I look at the clock for the first time all day; 3:15. I marvel at the ache in my joints, as my own voice begins chiding me silently. “You haven’t taken your herbs. Of course, you’re achy; you haven’t taken your herbs.” I sit with that.
Ingesting medication requires eating. Eating requires standing, and walking, and using my hands. I shoo the sheets from my legs, will myself into an upright position, and shuffle the miles to the kitchen. A lone, brown, boiled egg sits inside a white, glass bowl. I peel it over the trashcan amidst whimpering dogs, hoping to take advantage of my weakened condition. As I eat food some people shun because of its smell, I neither smell nor taste as I pat myself on the back for my choice. Protein, the building block of life…
I turn on the television, and my finger instinctually dials up “The Guiding Light”. Raised by a mother who began her television day with “The Secret Storm”, the CBS soap opera schedule soon became part of our DNA, and 3:00 means “The Guiding Light”.
They’re shooting it differently. I can’t quite put my finger on it, but something is different. The faces are all the same but the setting is different. I don’t like it. The scene changes and a female newcomer, who can’t have been a part of the show for more than ten years, begins talking to a man I think I remember.
“Is that Harley?”, I wonder.
I always liked Harley. I think I read recently that she is leaving the show. Could this be her replacement? I focus on their faces to the point of deafness. Their conversation escapes me as their relevance becomes clear.
“No wonder. I never liked her.” My silent discourse continues, and as the credits roll I point the remote.
Swallowing a handful of pills I return to my cocoon of blankets. Shane will be home in twenty minutes.
His rubber-soled footfalls wake me. I wonder that he didn’t stop at my room as the door to his slams, only to open within seconds. He approaches stealthily, checking for signs of sleep.
“Hey, Mom…”, he stage whispers.
“Hey.”, I croak. “Stay away.”
“Okay…”, he pats the mound of my blanketed hip.
His presence makes me a mother, holding sleep at bay. I think to encourage homework, but can’t afford the effort, hoping instead that his father will remember.
A second set of foot-falls echoes down the hall. Drawers are opened and closed.

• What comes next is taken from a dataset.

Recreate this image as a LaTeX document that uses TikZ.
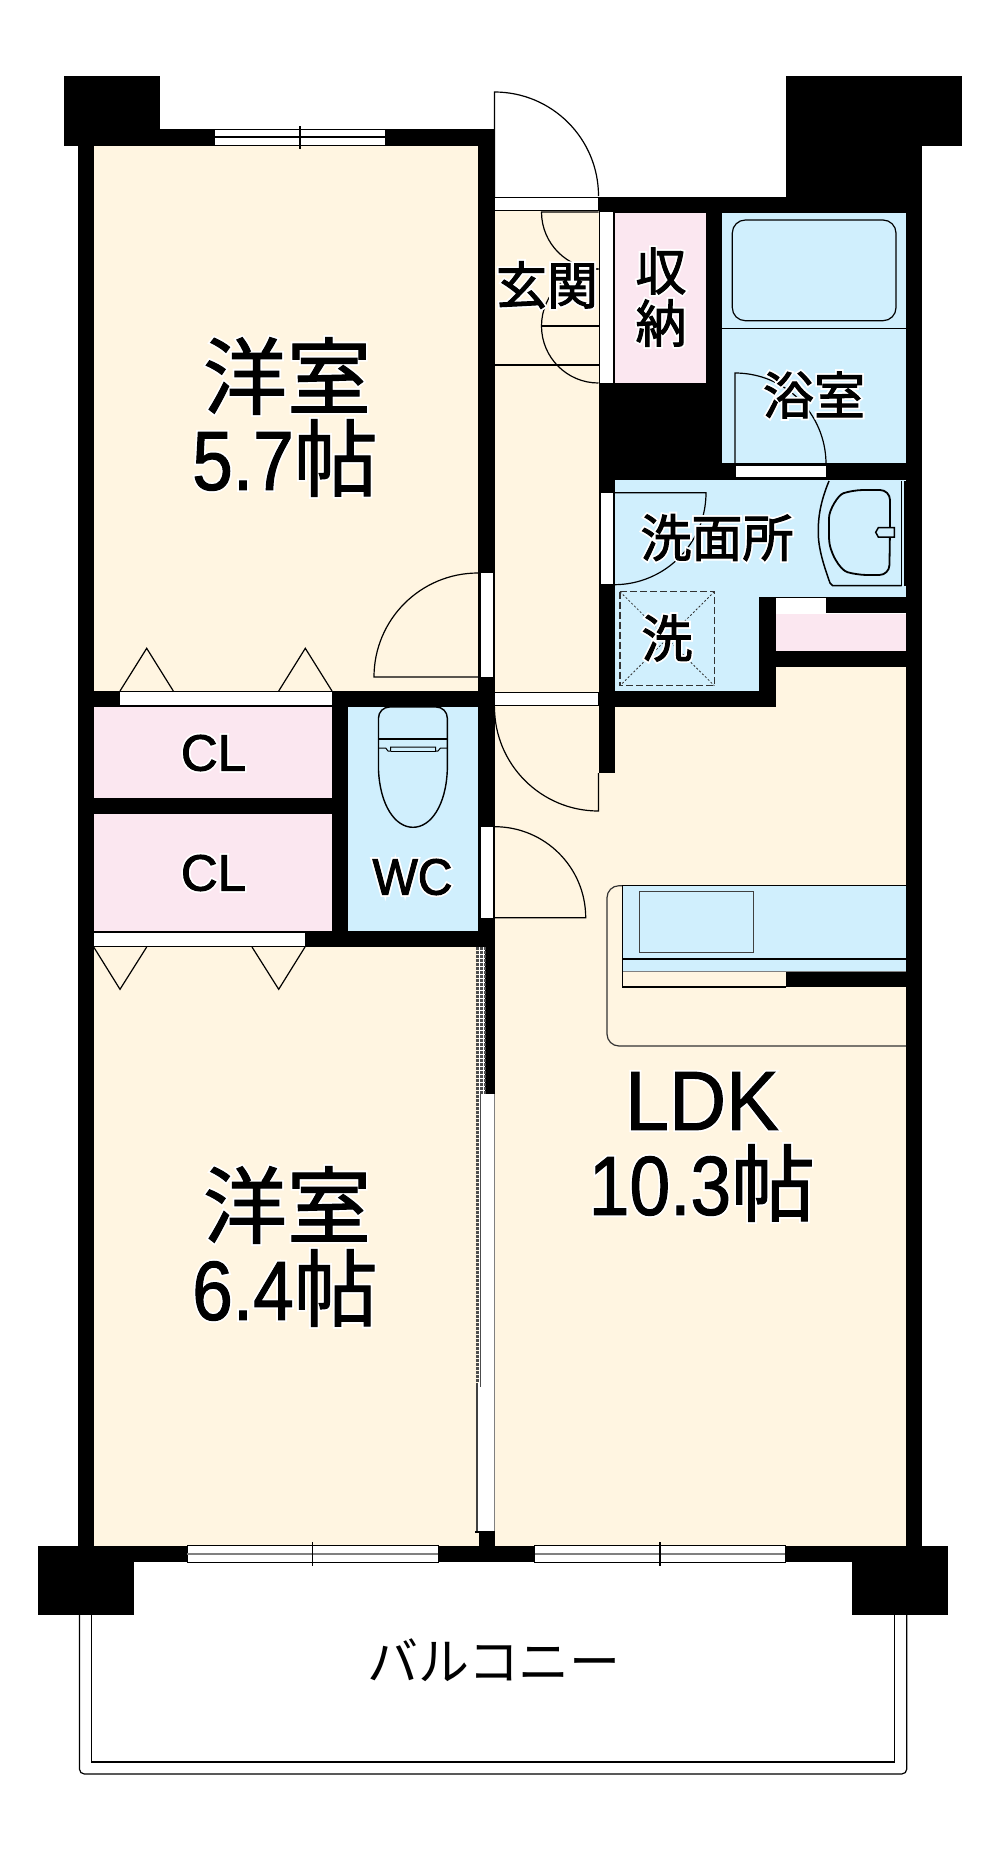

“Should I feed the dogs?” The words travel some distance before reaching me.
“Yes, please.” I’m grateful for his thoughtfulness.
Twelve paws dance chaotically as two males voices attempt to corral one animal into each room with a bowl of kibble.

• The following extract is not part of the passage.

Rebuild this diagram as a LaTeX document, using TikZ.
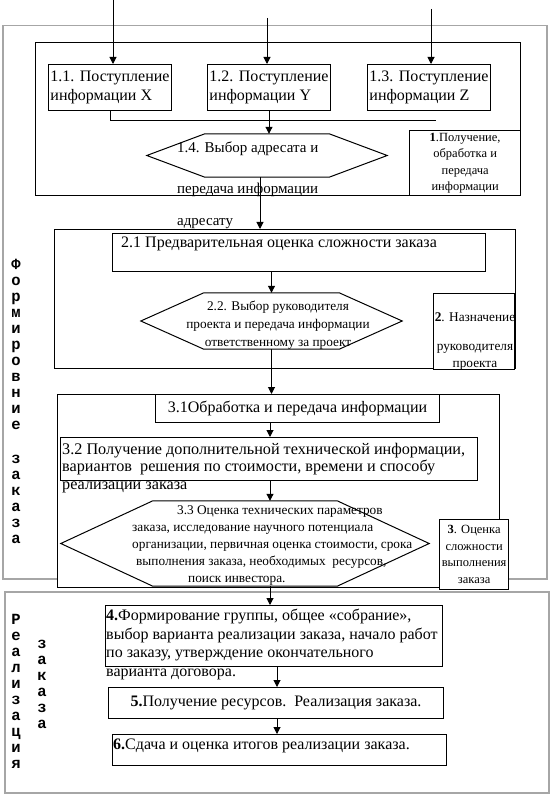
\documentclass[tikz,border=0pt]{standalone}
\usepackage{fontspec}
\setmainfont{Liberation Serif}
\newfontfamily\stackfont{Liberation Mono}
\usetikzlibrary{arrows.meta,positioning}

% hexagon round an (empty) named node: #1 node, #2 length of the tips
\newcommand{\hexa}[2]{\draw[line width=1pt,fill=white] (#1.west) -- ([xshift=#2]#1.north west) -- ([xshift=-#2]#1.north east) -- (#1.east) -- ([xshift=-#2]#1.south east) -- ([xshift=#2]#1.south west) -- cycle;}

\begin{document}
\begin{tikzpicture}[x=1pt,y=-1pt,
  frame/.style={draw=black!35,line width=1.5pt,inner sep=0pt,anchor=north west},
  grp/.style={draw,fill=white,line width=1pt,inner sep=0pt,anchor=north west},
  blk/.style={draw,fill=white,line width=1pt,inner sep=0pt,anchor=north west},
  side/.style={draw,fill=white,line width=1.3pt,inner sep=0pt,anchor=north west},
  sz/.style 2 args={minimum width=#1,minimum height=#2},
  big/.style={inner sep=0pt,font=\fontsize{16}{18.5}\selectfont},
  sml/.style={inner sep=0pt,font=\fontsize{13.3}{17}\selectfont},
  vert/.style={inner sep=0pt,align=center,font=\stackfont\bfseries\fontsize{15.5}{16}\selectfont},
  arr/.style={-{Triangle[length=7pt,width=7pt]},line width=1pt}]

\useasboundingbox (0,0) rectangle (551,794);

% outer frames
\node[frame,sz={544pt}{553pt}] (fr1) at (2,25) {};
\node[frame,sz={544pt}{201pt}] (fr2) at (4,591) {};

% captions on the left
\node[vert,anchor=north] (capA) at (16,259) {Ф\\о\\р\\м\\и\\р\\о\\в\\н\\и\\е\\[18pt]з\\а\\к\\а\\з\\а};
\node[vert,anchor=north] (capB) at (16,614) {Р\\е\\а\\л\\и\\з\\а\\ц\\и\\я};
\node[vert,anchor=north] (capC) at (42,640) {з\\а\\к\\а\\з\\а};

% stage 1
\node[grp,sz={485pt}{153pt}] (g1) at (35,42) {};
\node[blk,sz={123pt}{46pt},align=left,big] (b11) at (48,64) {1.1. Поступление\\информации X};
\node[blk,sz={123pt}{46pt},align=left,big] (b12) at (207,64) {1.2. Поступление\\информации Y};
\node[blk,sz={123pt}{46pt},align=left,big] (b13) at (367,64) {1.3. Поступление\\информации Z};
\coordinate (collEnd) at (436,121);
\draw[line width=1pt] (b11.south) |- (collEnd);
\node[sz={240pt}{43pt}] (h14) at (267,155.5) {};
\hexa{h14}{58pt}
\node[big,align=left,anchor=north west,font=\fontsize{15}{17}\selectfont] (t14) at (177,142) {1.4. Выбор адресата и\\[24pt]передача информации\\[15pt]адресату};
\node[side,sz={111pt}{65pt}] (s1) at (409,130) {};
\node[sml,align=center,font=\fontsize{12.5}{16.5}\selectfont] (s1t) at (s1.center) {\textbf{1}.Получение,\\обработка и\\передача\\информации};

% stage 2
\node[grp,sz={461pt}{139pt}] (g2) at (54,229) {};
\node[blk,sz={373pt}{38pt}] (b21) at (112,233) {};
\node[big,anchor=west] (t21) at (121,244) {2.1 Предварительная оценка сложности заказа};
\node[sz={261pt}{56pt}] (h22) at (271.5,321) {};
\hexa{h22}{63pt}
\node[sml,align=center,font=\fontsize{13.3}{18}\selectfont] (t22) at (278,325) {2.2. Выбор руководителя\\проекта и передача информации\\ответственному за проект};
\node[side,sz={81pt}{76pt}] (s2) at (433,293) {};
\node[sml,align=center,anchor=north] (s2t) at (475,312) {\textbf{2}. Назначение\\[12pt]руководителя\\проекта};

% stage 3
\node[grp,sz={442pt}{193pt}] (g3) at (57,394) {};
\node[blk,sz={284pt}{28pt},big] (b31) at (155,394) {3.1Обработка и передача информации};
\node[blk,sz={417pt}{43pt}] (b32) at (60,437) {};
\node[big,align=left,anchor=north west,font=\fontsize{16.2}{17.5}\selectfont] (t32) at (62,443) {3.2 Получение дополнительной технической информации,\\вариантов\ \ решения по стоимости, времени и способу\\реализации заказа};
\node[sz={368pt}{85pt}] (h33) at (245,543.5) {};
\hexa{h33}{92pt}
\node[sml,align=left,anchor=north west] (t33) at (132,505) {\hspace*{45pt}3.3 Оценка технических параметров\\заказа, исследование научного потенциала\\организации, первичная оценка стоимости, срока\\\hspace*{4pt}выполнения заказа, необходимых\ \ ресурсов,\\\hspace*{56pt}поиск инвестора.};
\node[side,sz={69pt}{70pt}] (s3) at (439,519) {};
\node[sml,align=center,font=\fontsize{12.5}{16.5}\selectfont] (s3t) at (s3.center) {\textbf{3}. Оценка\\сложности\\выполнения\\заказа};

% stages 4-6
\node[blk,sz={337pt}{61pt}] (b4) at (105,605) {};
\node[big,align=left,anchor=north west,font=\fontsize{16}{18.5}\selectfont] (t4) at (106,609) {\textbf{4.}Формирование группы, общее «собрание»,\\выбор варианта реализации заказа, начало работ\\по заказу, утверждение окончательного\\варианта договора.};
\node[blk,sz={335pt}{31pt},big] (b5) at (108,687) {\textbf{5.}Получение ресурсов.\ \ Реализация заказа.};
\node[blk,sz={334pt}{31pt}] (b6) at (112,734) {};
\node[big,anchor=west] (t6) at (113,746) {\textbf{6.}Сдача и оценка итогов реализации заказа.};

% connectors
\coordinate (inX) at (113,0);
\coordinate (inY) at (267,18);
\coordinate (inZ) at (431,9);
\draw[arr] (inX) -- (inX |- b11.north);
\draw[arr] (inY) -- (inY |- b12.north);
\draw[arr] (inZ) -- (inZ |- b13.north);
\draw[arr] (b12.south) -- (b12.south |- h14.north);
\coordinate (h14out) at ([xshift=-7pt]h14.south);
\draw[arr] (h14out) -- (h14out |- g2.north);
\draw[arr] (h22.north |- b21.south) -- (h22.north);
\draw[arr] (h22.south) -- (h22.south |- g3.north);
\coordinate (sp) at (270,0);
\draw[arr] (sp |- b31.south) -- (sp |- b32.north);
\draw[arr] (sp |- b32.south) -- (sp |- h33.north);
\draw[arr] (sp |- h33.south) -- (sp |- b4.north);
\coordinate (sp2) at (277,0);
\draw[arr] (sp2 |- b4.south) -- (sp2 |- b5.north);
\draw[arr] (sp2 |- b5.south) -- (sp2 |- b6.north);
\end{tikzpicture}
\end{document}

I awaken to a quiet house.
My phone is chirping, and I think, again, how much I love the sound of that alert. Who doesn’t like the sound of birds chirping?
“Yeah?” He feigns indifference.
“I saw you called.”, I say with a voice I shouldn’t be using.

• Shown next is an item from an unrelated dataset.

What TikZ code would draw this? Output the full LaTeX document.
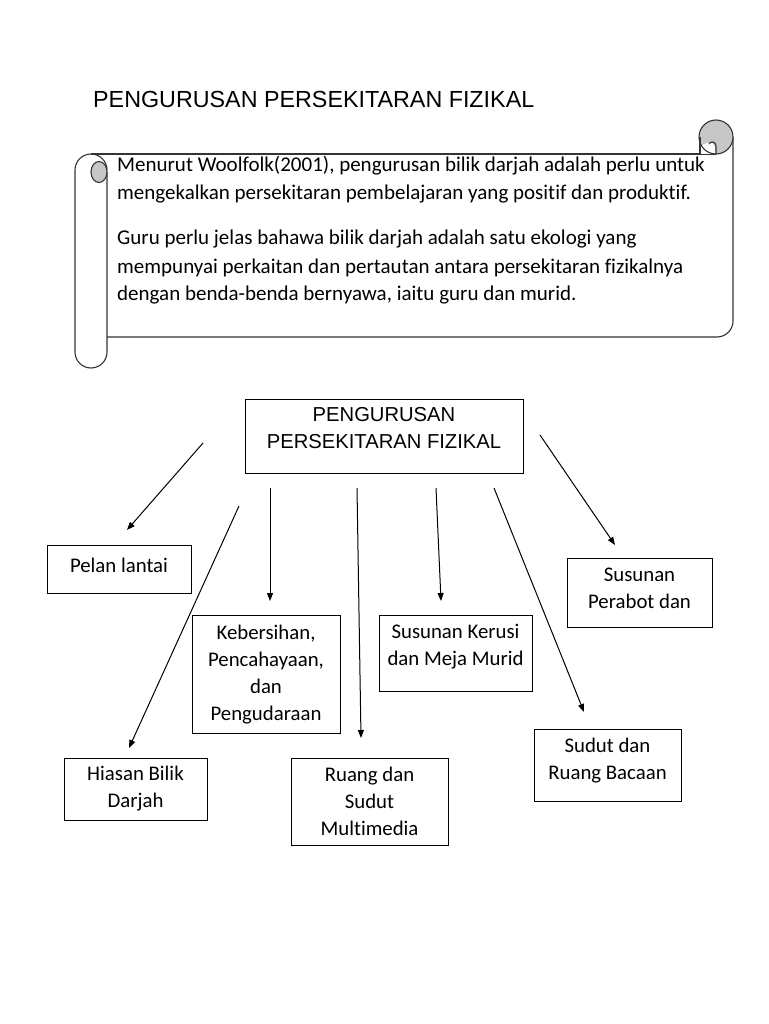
\documentclass[tikz,border=0pt]{standalone}
\usepackage{fontspec}
\setmainfont{Carlito}[Ligatures=NoCommon]
\newfontfamily\arialf{Liberation Sans}
\usetikzlibrary{arrows.meta}
\newcommand\boxtext[1]{\begin{tabular}[t]{@{}c@{}}#1\end{tabular}}
\begin{document}
\begin{tikzpicture}[x=1pt,y=-1pt,
  box/.style={draw, line width=0.9pt, inner sep=0pt, anchor=base, font=\fontsize{20.8}{27}\selectfont},
  conn/.style={line width=1pt, -{Triangle[length=8pt,width=6pt]}},
  scrolline/.style={line width=1.1pt, draw=black!80},
  curlfill/.style={fill=black!22}]
\useasboundingbox (0,0) rectangle (768,1024);

% title
\node[anchor=base west, inner sep=0pt, font=\arialf\fontsize{23.3}{27}\selectfont] (title) at (93,108) {PENGURUSAN PERSEKITARAN FIZIKAL};

% scroll shape
\draw[scrolline] (91,154) -- (716,154);
\draw[scrolline] (733,137) -- (733,321) arc[start angle=0,end angle=-90,radius=16pt] -- (107,337);
\draw[scrolline] (107,170) arc[start angle=0,end angle=180,radius=16pt] -- (75,352) arc[start angle=180,end angle=360,radius=16pt] -- (107,172);
\filldraw[scrolline, curlfill] (99,172) circle[x radius=8pt, y radius=10.5pt];
\fill[black!22] (716,137) circle[radius=17pt];
\fill[white] (701,154) -- (701,147) .. controls (703,142) and (714,141) .. (715,147) -- (715,154) -- cycle;
\draw[scrolline] (716,137) circle[radius=17pt];
\draw[scrolline] (700,137) -- (700,154);
\draw[scrolline] (716,154) -- (716,146) .. controls (716,141) and (710,141) .. (709,144);

% scroll text
\node[anchor=base west, inner sep=0pt, font=\fontsize{21}{28}\selectfont] (scrolltext) at (117,172) {\begin{tabular}[t]{@{}l@{}}Menurut Woolfolk(2001), pengurusan bilik darjah adalah perlu untuk\\ mengekalkan persekitaran pembelajaran yang positif dan produktif.\\[17pt] Guru perlu jelas bahawa bilik darjah adalah satu ekologi yang\\ mempunyai perkaitan dan pertautan antara persekitaran fizikalnya\\ dengan benda-benda bernyawa, iaitu guru dan murid.\end{tabular}};

% boxes
\node[box, font=\arialf\fontsize{20.2}{27}\selectfont, minimum width=278pt, text height=22pt, text depth=52pt] (main) at (384,421) {\boxtext{PENGURUSAN\\PERSEKITARAN FIZIKAL}};
\node[box, minimum width=144pt, text height=27pt, text depth=21pt] (pelan) at (119,572) {\boxtext{Pelan lantai}};
\node[box, minimum width=148pt, text height=24pt, text depth=94pt] (keb) at (266,639) {\boxtext{Kebersihan,\\Pencahayaan,\\dan\\Pengudaraan}};
\node[box, minimum width=153pt, text height=23pt, text depth=53pt] (kerusi) at (455.5,638) {\boxtext{Susunan Kerusi\\dan Meja Murid}};
\node[box, minimum width=145pt, text height=23pt, text depth=46pt] (perabot) at (639.5,581) {\boxtext{Susunan\\Perabot dan}};
\node[box, minimum width=143pt, text height=22pt, text depth=40pt] (hiasan) at (135.5,780) {\boxtext{Hiasan Bilik\\Darjah}};
\node[box, minimum width=157pt, text height=23pt, text depth=64pt] (ruang) at (369.5,781) {\boxtext{Ruang dan\\Sudut\\Multimedia}};
\node[box, minimum width=147pt, text height=23pt, text depth=49pt] (sudut) at (607.5,752) {\boxtext{Sudut dan\\Ruang Bacaan}};

% free arrows
\coordinate (a1s) at (203,443); \coordinate (a1e) at (127,530);
\coordinate (a2s) at (270,488); \coordinate (a2e) at (270,601);
\coordinate (a3s) at (239,506); \coordinate (a3e) at (129,748);
\coordinate (a4s) at (357,488); \coordinate (a4e) at (361,738);
\coordinate (a5s) at (436,488); \coordinate (a5e) at (441,601);
\coordinate (a6s) at (494,488); \coordinate (a6e) at (584,712);
\coordinate (a7s) at (540,435); \coordinate (a7e) at (615,545);
\draw[conn] (a1s) -- (a1e);
\draw[conn] (a2s) -- (a2e);
\draw[conn] (a3s) -- (a3e);
\draw[conn] (a4s) -- (a4e);
\draw[conn] (a5s) -- (a5e);
\draw[conn] (a6s) -- (a6e);
\draw[conn] (a7s) -- (a7e);
\end{tikzpicture}
\end{document}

“When you didn’t call back, I figured you were at work or really sick. When you didn’t even text, I knew you were sick.”
“Yeah…”
“Did you go to the doctor?”, he asks as though the trip should be anticipated.
“No. I’ve been sleeping.”
“Well, you need a z-pack. Okay, okay, now look…” And he was off.
I almost forget how much it hurt to smile.
Hanging up, I sit at the computer for several minutes, wondering if sweating would be of any value. The telephone rings again.
“Stacye?” I work for this voice.
“Yes?”, I croak.
“How are you feeling?”
“Not good.”, I manage.
“Okay…I meant to call earlier today, but…”, he leaves the rest unsaid, knowing I can fill in the blank.
“Do you have a fever?”, he asks authoritatively.
“Yes.”, I answer with shame.
“Tamiflu. You need Tamiflu. And, my witchdoctor wife is plying everyone with elderberry. Get some elderberry.”, he orders.
“Okay…”, I reach for a pencil, afraid that this conversation, too, will evade memory.
“It’s H1N1.”, he pronounces. “And you are contagious twenty-four hours before, and twenty-four hours after, you know…so you can’t come back to work tomorrow.”
“Okay…” Uncaring, I envision crawling back into bed.
Who needs a doctor when you have a boss with a witchdoctor wife?